Even then, Sonko vowed to continue with his style, saying he had no apologies over his leadership style and adding that “I will go the ruthless way as Evans Kidero (former governor) tried the corporate way and failed”.

“It is working and it is going to work. Nairobi needs controversial and fearless leaders, not corporates. I will not entertain cartels and the corrupt in my administration. People have to understand me. That is my way of leadership. I deal with cartels ruthlessly,” Mr Sonko said.

The former Governor also picked a fight with Interior principal secretary Karanja Kibicho accusing him of trying to undermine his leadership.

Additionally, the governor claimed the National Intelligence Service had planted spies in a hotel overlooking his Upper Hill residence with the aim of tracking his movements.

Multiple interviews with current and former City Hall staffers, some of whom started with him as Makadara lawmaker, revealed a complex personality who appeared easygoing with the masses but hard to please at work.

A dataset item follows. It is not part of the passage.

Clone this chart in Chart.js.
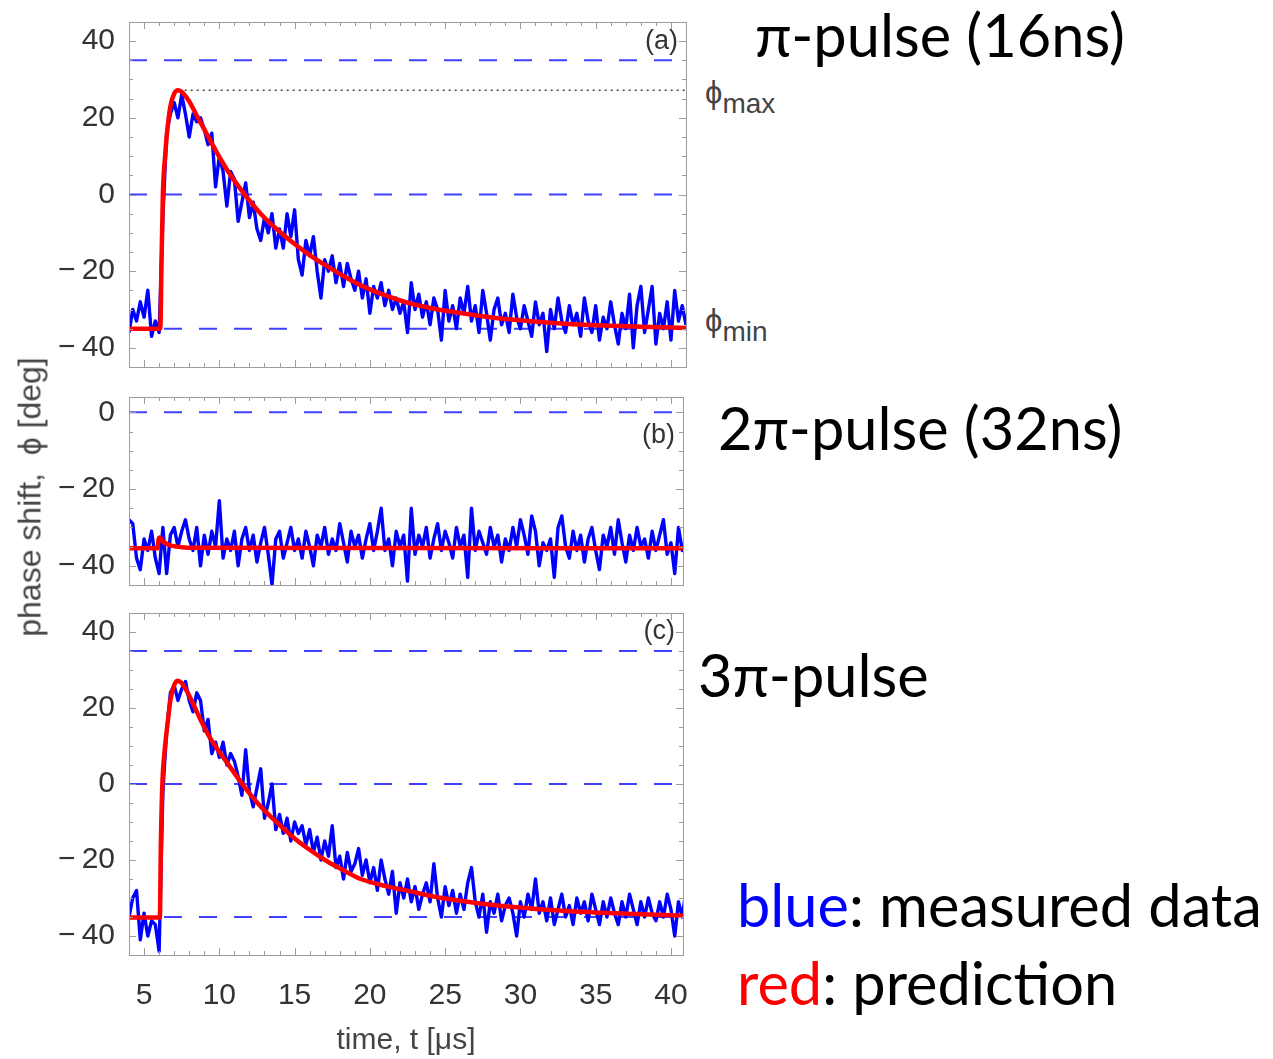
<!DOCTYPE html>
<html>
<head>
<meta charset="utf-8">
<script src="https://cdn.jsdelivr.net/npm/chart.js@4.4.0/dist/chart.umd.min.js"></script>
<style>
  body { margin: 0; background: #fff; }
  #page { position: relative; width: 1273px; height: 1059px; overflow: hidden; }
  canvas { position: absolute; left: 0; }
  .note { position: absolute; font-family: Lato, "Open Sans", sans-serif; font-size: 59.5px; line-height: 1; color: #000; white-space: nowrap; transform: translateY(-50%); }
  .phi { position: absolute; font-family: "Liberation Sans", "DejaVu Sans", sans-serif; font-size: 31px; line-height: 1; color: #444; white-space: nowrap; transform: translateY(-50%); }
  .phi span { position: relative; top: 10px; font-size: 28px; }
  #ytitle { position: absolute; left: 30px; top: 497px; transform: translate(-50%, -50%) rotate(-90deg); font-family: "Liberation Sans", sans-serif; font-size: 32px; color: #444; white-space: pre; }
</style>
</head>
<body>
<div id="page">
  <canvas id="panelA" width="700" height="380" style="top:0px"></canvas>
  <canvas id="panelB" width="700" height="220" style="top:380px"></canvas>
  <canvas id="panelC" width="700" height="459" style="top:600px"></canvas>
  <div id="ytitle">phase shift,  ϕ [deg]</div>
  <div class="phi" style="left:705px; top:92px">ϕ<span>max</span></div>
  <div class="phi" style="left:705px; top:320px">ϕ<span>min</span></div>
  <div class="note" style="left:755px; top:35px">π-pulse (16ns)</div>
  <div class="note" style="left:718px; top:428px">2π-pulse (32ns)</div>
  <div class="note" style="left:698px; top:675px">3π-pulse</div>
  <div class="note" style="left:737px; top:905px"><span style="color:#0000ff">blue</span>: measured data</div>
  <div class="note" style="left:737px; top:983px"><span style="color:#ff0000">red</span>: prediction</div>
</div>
<script>
// sampling grid of the measured traces (µs)
const timeStart = 4;
const timeStep = 0.25;

// measured phase shift [deg], panel (a) pi-pulse
const measuredA = [
  -36, -30, -33, -28, -32, -25, -37, -33,
  -36, -6, 16, 21, 24, 20, 26, 21,
  15, 21, 19, 20, 17, 13, 16, 2,
  10, 6, -3, 6, 4, -7, -2, 3,
  -6, -2, -9, -12, -6, -10, -5, -14,
  -9, -14, -5, -11, -4, -17, -21, -12,
  -16, -11, -20, -27, -17, -20, -16, -23,
  -18, -24, -18, -22, -25, -20, -27, -22,
  -31, -24, -27, -23, -29, -25, -30, -27,
  -31, -28, -36, -23, -30, -26, -32, -28,
  -34, -27, -30, -38, -25, -33, -29, -35,
  -27, -31, -24, -33, -29, -36, -25, -31,
  -38, -30, -27, -34, -31, -36, -26, -32,
  -35, -29, -33, -37, -28, -34, -31, -41,
  -30, -35, -27, -33, -36, -29, -34, -31,
  -37, -27, -33, -36, -29, -38, -32, -35,
  -28, -34, -39, -31, -35, -26, -40, -29,
  -24, -36, -30, -24, -39, -31, -35, -28,
  -38, -25, -33, -29, -34
];

// measured phase shift [deg], panel (b) 2pi-pulse
const measuredB = [
  -28, -29, -38, -41, -33, -36, -31, -38,
  -42, -30, -42, -32, -30, -35, -31, -28,
  -33, -36, -30, -40, -32, -37, -31, -35,
  -23, -38, -33, -36, -31, -40, -33, -30,
  -36, -32, -39, -34, -30, -37, -45, -33,
  -31, -38, -34, -30, -36, -33, -38, -31,
  -35, -40, -32, -35, -30, -37, -33, -36,
  -29, -34, -39, -31, -35, -32, -38, -33,
  -29, -36, -31, -25, -36, -33, -40, -31,
  -35, -32, -44, -25, -37, -32, -35, -30,
  -38, -33, -29, -36, -31, -34, -38, -30,
  -35, -32, -43, -25, -36, -31, -34, -37,
  -30, -35, -32, -39, -33, -36, -30, -35,
  -28, -32, -37, -27, -31, -40, -34, -36,
  -33, -43, -30, -27, -35, -38, -31, -36,
  -32, -39, -33, -30, -36, -41, -32, -35,
  -30, -37, -28, -34, -39, -32, -36, -30,
  -35, -33, -38, -31, -36, -32, -28, -37,
  -34, -42, -30, -36, -33
];

// measured phase shift [deg], panel (c) 3pi-pulse
const measuredC = [
  -35, -30, -28, -41, -34, -40, -36, -37,
  -44, -2, 14, 24, 26, 22, 25, 27,
  22, 19, 24, 22, 14, 17, 8, 11,
  7, 11, 5, 8, 6, 2, -3, 9,
  -2, -6, -1, 4, -9, -5, 0, -12,
  -8, -13, -9, -15, -10, -13, -11, -16,
  -12, -18, -14, -20, -15, -19, -11, -22,
  -19, -25, -18, -23, -21, -17, -24, -20,
  -26, -22, -28, -20, -25, -29, -23, -34,
  -26, -30, -25, -31, -27, -33, -29, -26,
  -31, -21, -30, -35, -27, -32, -28, -34,
  -29, -33, -26, -22, -31, -35, -29, -39,
  -31, -34, -29, -36, -32, -30, -34, -40,
  -31, -35, -29, -33, -25, -34, -31, -36,
  -30, -37, -33, -29, -35, -32, -37, -30,
  -34, -31, -36, -29, -33, -37, -31, -35,
  -30, -34, -37, -31, -35, -29, -33, -37,
  -31, -35, -30, -34, -36, -31, -35, -29,
  -33, -40, -31, -35, -28
];

// predicted phase shift (red curves)
const predTimeA = [4, 6.08, 6.15, 6.25, 6.4, 6.55, 6.75, 7.0, 7.25, 7.6, 8.0, 8.5, 9.0, 9.6, 10.5, 11.6, 12.7, 13.8, 14.9, 16.0, 17.15, 18.3, 19.4, 20.8, 22.4, 24.0, 26.0, 28.0, 30.0, 32.5, 35.0, 38.0, 41.0];
const predPhaseA = [-35, -35, -20, 0, 10, 17, 23, 26.3, 27.2, 26.4, 24.3, 20.6, 17, 12.6, 6.5, 0.4, -4.8, -9, -12.6, -15.8, -18.7, -21.4, -23.7, -26, -28.1, -29.6, -30.9, -32, -32.8, -33.6, -34.1, -34.5, -34.8];
const predTimeB = [4, 5.9, 5.97, 6.05, 6.3, 6.7, 7.2, 8.0, 41];
const predPhaseB = [-35.4, -35.4, -33, -32.6, -33.8, -34.6, -35.0, -35.3, -35.4];
const predTimeC = [4, 6.05, 6.12, 6.22, 6.35, 6.55, 6.77, 7.0, 7.2, 7.5, 7.9, 8.3, 8.8, 9.4, 10.5, 11.6, 12.7, 13.8, 14.9, 16.0, 17.1, 18.3, 19.4, 21.0, 22.4, 24.5, 26.7, 29.0, 31.1, 33.3, 35.5, 38.0, 41.0];
const predPhaseC = [-35.1, -35.1, -15, 0.5, 8, 15.5, 22.5, 26, 27.2, 26.6, 24, 20.8, 16.5, 12, 5.7, -0.4, -5.7, -10, -14, -17.3, -20.2, -22.8, -25, -26.8, -28, -29.8, -31.1, -32.2, -32.9, -33.5, -33.9, -34.3, -34.7];

// reference levels
const dashLevelsA = [35, 0, -35];
const dashLevelsB = [0];
const dashLevelsC = [35, 0, -35];
const phiMax = 27.2;
const phiMaxFrom = 7.3;

// tick labels
const timeTicks = [5, 10, 15, 20, 25, 30, 35, 40];
const phaseTicksA = [-40, -20, 0, 20, 40];
const phaseTicksB = [-40, -20, 0];
const phaseTicksC = [-40, -20, 0, 20, 40];

const tickFont = { family: "'Liberation Sans', Arial, sans-serif", size: 30 };
const fmt = v => (v < 0 ? '\u2212\u2009' + Math.abs(v) : String(v));

const frameTicks = {
	id: 'frameTicks',
	afterDatasetsDraw(chart, args, o) {
		const { ctx, chartArea: a, scales: { x, y } } = chart;
		ctx.save();
		ctx.strokeStyle = '#9c9c9c';
		ctx.lineWidth = 1;
		ctx.strokeRect(Math.round(a.left) + 0.5, Math.round(a.top) + 0.5, Math.round(a.right - a.left), Math.round(a.bottom - a.top));
		ctx.beginPath();
		for (let v = Math.ceil(x.min); v <= x.max; v++) {
			const px = Math.round(x.getPixelForValue(v)) + 0.5;
			const len = v % 5 === 0 ? 7 : 4;
			ctx.moveTo(px, a.bottom); ctx.lineTo(px, a.bottom - len);
			ctx.moveTo(px, a.top); ctx.lineTo(px, a.top + len);
		}
		for (let v = Math.ceil(y.min / 5) * 5; v <= y.max; v += 5) {
			const py = Math.round(y.getPixelForValue(v)) + 0.5;
			const len = v % 20 === 0 ? 7 : 4;
			ctx.moveTo(a.left, py); ctx.lineTo(a.left + len, py);
			ctx.moveTo(a.right, py); ctx.lineTo(a.right - len, py);
		}
		ctx.stroke();
		ctx.fillStyle = '#333';
		ctx.font = "27px 'Liberation Sans', Arial, sans-serif";
		ctx.textAlign = 'right';
		ctx.textBaseline = 'middle';
		ctx.fillText(o.tag, a.right - 8, a.top + o.tagY);
		ctx.restore();
	},
};

function makePanel(id, cfg) {
	const pts = (xs, ys) => xs.map((t, i) => ({ x: t, y: ys[i] }));
	const datasets = [
		{
			data: pts(cfg.predTime, cfg.predPhase),
			borderColor: '#ff0000',
			borderWidth: 4.5,
			cubicInterpolationMode: 'monotone',
			order: 0,
		},
		{
			data: cfg.measured.map((v, i) => ({ x: timeStart + i * timeStep, y: v })),
			borderColor: '#0000ff',
			borderWidth: 3.4,
			borderJoinStyle: 'round',
			order: 1,
		},
	];
	cfg.dashes.forEach((lvl) => {
		datasets.push({
			data: [{ x: cfg.xMin, y: lvl }, { x: cfg.xMax, y: lvl }],
			borderColor: 'rgba(30,30,255,0.85)',
			borderWidth: 2,
			borderDash: [18, 17],
			order: 3,
		});
	});
	if (cfg.showMax) {
		datasets.push({
			data: [{ x: phiMaxFrom, y: phiMax }, { x: cfg.xMax, y: phiMax }],
			borderColor: '#444',
			borderWidth: 1.5,
			borderDash: [2, 4],
			order: 2,
		});
	}
	new Chart(document.getElementById(id), {
		type: 'line',
		data: { datasets },
		options: {
			responsive: false,
			animation: false,
			events: [],
			elements: { point: { radius: 0 }, line: { tension: 0, fill: false } },
			layout: { padding: cfg.padding },
			plugins: {
				legend: { display: false },
				tooltip: { enabled: false },
				frameTicks: { tag: cfg.tag, tagY: cfg.tagY },
			},
			scales: {
				x: {
					type: 'linear',
					min: cfg.xMin,
					max: cfg.xMax,
					display: cfg.showTime,
					grid: { display: false, drawTicks: false },
					border: { display: false },
					afterBuildTicks: (s) => { s.ticks = timeTicks.map((v) => ({ value: v })); },
					afterFit: (s) => {
						if (cfg.showTime) s.height = 104;
						s.paddingLeft = 0; s.paddingRight = 0;
					},
					ticks: { font: tickFont, color: '#333', padding: 23, maxRotation: 0, autoSkip: false },
					title: {
						display: cfg.showTime,
						text: 'time, t [\u03bcs]',
						font: { family: "'Liberation Sans', Arial, sans-serif", size: 30 },
						color: '#444',
						padding: { top: 0, bottom: 0 },
					},
				},
				y: {
					type: 'linear',
					min: cfg.yMin,
					max: cfg.yMax,
					grid: { display: false, drawTicks: false },
					border: { display: false },
					afterBuildTicks: (s) => { s.ticks = cfg.yTicks.map((v) => ({ value: v })); },
					afterFit: (s) => {
						s.width = 129;
						s.paddingTop = 0; s.paddingBottom = 0;
					},
					ticks: { font: tickFont, color: '#333', padding: 14, callback: fmt },
				},
			},
		},
		plugins: [frameTicks],
	});
}

makePanel('panelA', {
	measured: measuredA, predTime: predTimeA, predPhase: predPhaseA,
	dashes: dashLevelsA, showMax: true, yTicks: phaseTicksA,
	xMin: 4, xMax: 41, yMin: -45, yMax: 45,
	padding: { left: 0, top: 22, right: 14, bottom: 13 },
	tag: '(a)', tagY: 20, showTime: false,
});
makePanel('panelB', {
	measured: measuredB, predTime: predTimeB, predPhase: predPhaseB,
	dashes: dashLevelsB, showMax: false, yTicks: phaseTicksB,
	xMin: 4, xMax: 40.8, yMin: -45, yMax: 4,
	padding: { left: 0, top: 17, right: 17, bottom: 15 },
	tag: '(b)', tagY: 39, showTime: false,
});
makePanel('panelC', {
	measured: measuredC, predTime: predTimeC, predPhase: predPhaseC,
	dashes: dashLevelsC, showMax: false, yTicks: phaseTicksC,
	xMin: 4, xMax: 40.8, yMin: -45, yMax: 45,
	padding: { left: 0, top: 13, right: 17, bottom: 0 },
	tag: '(c)', tagY: 19, showTime: true,
});
</script>
</body>
</html>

“When you take, say, 10 issues to him, by the time you are on the third item, he has lost concentration. He will begin checking his WhatsApp messages or log into Facebook page for updates on things that are trending. And all his handlers know this. The moment you see that happen, you will be wasting your time if you continue talking to him,” an individual familiar with Sonko’s operations said in a previous interview.

“He has no regard for procedure, process or protocol. He does what he wants, when he wants, how he wants it and with whom he wants it.”

Now the man who brought a unique style of leadership to one of Africa’s most important cities, and who refused counsel, has lost his office. But has he lost his clout?